RAID 10 or RAID 5 for multiple VMs - what is the best choice?

I have just ordered a new rig for my business. We do a lot of software development for Microsoft SharePoint and need the rig to run several virtual machines for development and test purposes. We will be using the free VMware ESXi for virtualization. For a start, we plan to build and start the following VMs - all with Windows Server 2008 R2 x64:

  • Active Directory server
  • MS SQL Server 2008 R2
  • Automated Build Server
  • SharePoint 2010 Server for hosting our public Web site and our internal Intranet for a few people. The load on this server is going to be quite insignificant.
  • 2xSharePoint 2007 development server
  • 2xSharePoint 2010 development server

Beyond that we will need to build several SharePoint farms for testing purposes. These VMs will only be started when needed. The specs of the new rig is:

  • Dell R610 rack server
  • 2xIntel XEON E5620
  • 48GB RAM
  • 6x146GB SAS 10k drives
  • Dell H700 RAID controller

We believe the new server is going to make our VMs perform a lot better than our existing setup (2xIntel XEON, 16GB RAM, 2x500 GB SATA in RAID 1). But we are not sure about the RAID level for the new rig.

Should we go for having the the 6x146GB SAS drives in a RAID 10 configuration or a RAID 5 configuration? RAID 10 seems to offer better write performance and lower risk of a RAID failure. But it comes at a cost of less drive space. Do we need RAID 10 or would RAID 5 also be a good choice for us?


Solution 1:

There's lots of similar questions/arguments on this site regarding R10 vs. R5/R6 but they boil down to "exposure during rebuild". The argument for R10 over R5 is strongest when dealing with the larger, slower disks some buy because their GB/$£€ is better (i.e. 2/3TB 7.2k SATAs) as arrays of these disks can take literally days to rebuild following a disk replacement or addition - meaning the entire array would be lost if a second disk failed during this rebuild window.

For many on this site this risk is too high, myself included. R6 changes this a little but usually brings with it often much slower write performance. Also doing any of this in software further reduces performance during rebuild as all data is going over the same bus, including 'in life' traffic.

You've done a good job of picking your components already and you'll certainly see a huge improvement in performance. If I were you I wouldn't 'fall at the final hurdle' - I'd use R10 knowing you'd done the right thing. If you're concerned about space you can use Thin-Provisioned disks and/or buy the 600GB 10k disks instead of the 146GB 15k disks, the performance drop-off won't be too bad but you'll have a lot more space - you could always buy 4 x 600 today and add 2 more later if you needed the extra spindles?

Solution 2:

If this is a mission critical system, then you need to make sure that you've got some spare drives locally should one fail (unless you have some support contract on the hardware that says you can get replacements same-day, but even then a local spare is worth having).

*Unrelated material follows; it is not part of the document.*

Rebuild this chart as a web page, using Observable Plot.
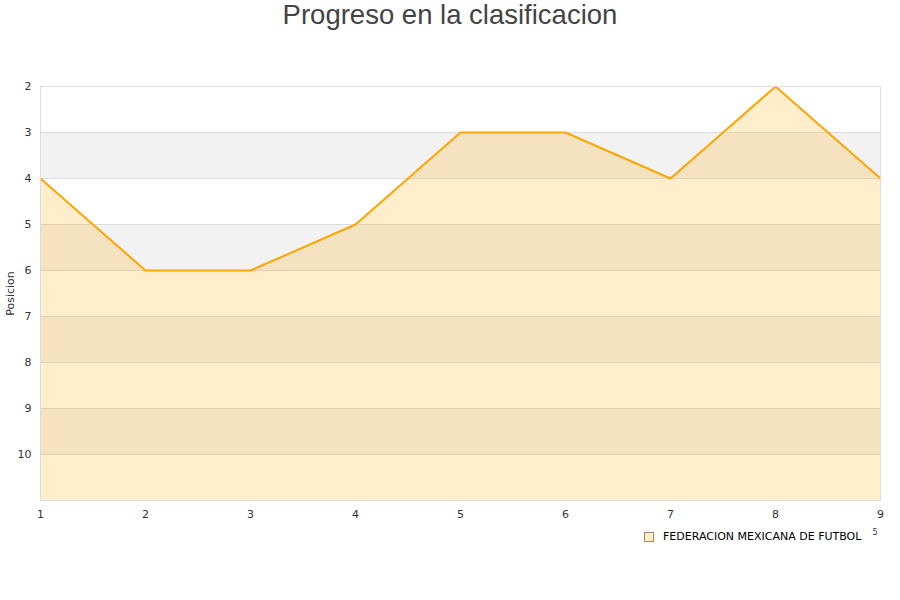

Ignoring that (or assuming the six drives doesn't count spares you might have easy access to) I would suggest RAID10 (three RAID1s nested in a RAID0) over RAID5 for the performance reasons you mention. Or if space is not at all an issue and redundancy and rebuild-on-drive-failure time is a big concern, then you might even consider two three-drive RAID1s nested in RAID0 (but that is overkill for most purposes, though it would allow two drives on each R1 leg to fail at the same time while keeping the array alive).

There is another option though: three separate RAID1 arrays (or possibly two RAID10 arrays if your controller supports 3-drive RAID10 (RAID1E as some controllers call it)). This way you can spread the VMs over different spindles so they will compete with each other far less for IO bandwidth. Two VMs on different RAID1 arrays can be merrily thrashing their virtual disks without much affecting the responsiveness of each other or a VM on the third array. Of course this can end up being wasteful space-wise: you may end up with a lot of free space on one array but don't want to use it as there are already I/O intensive VMs in constant use on that array for instance (though in this case if you had a single array the VM you would put in that space would be competing for IO access like that anyway), or you may end up with 25Gb free on each array but need 50Gb for a new VM.

This technique can make a lot of difference with spinning-disk-and-arm based drives if you balance your VMs between the drives right. It still makes a difference on SSDs too, but less so as you do not have the head movement and waiting-for-the-right-sector-to-pass-by issues causing extra performance killing latency. Though as I said above, it can be more work to manage. In the use case you describe, you might put that lightly loaded sharepoint server and the build-master on one array and the development VMs on another (possible one array each, if you have three arrays and no other active VMs). As needs change you can always move the VMs around the arrays to rebalance the load with little down-time (no down-time at all if your chosen virtualisation solution supports live migrations between local data stores).

Solution 3:

As as been answered here before quite a few times - just don't use RAID 5! BAARF has some strong views on the subject!

You will get worse performance than RAID 10, degraded performance during a rebuild following a drive failure, and should another drive fail during this period, you will restoring from backups!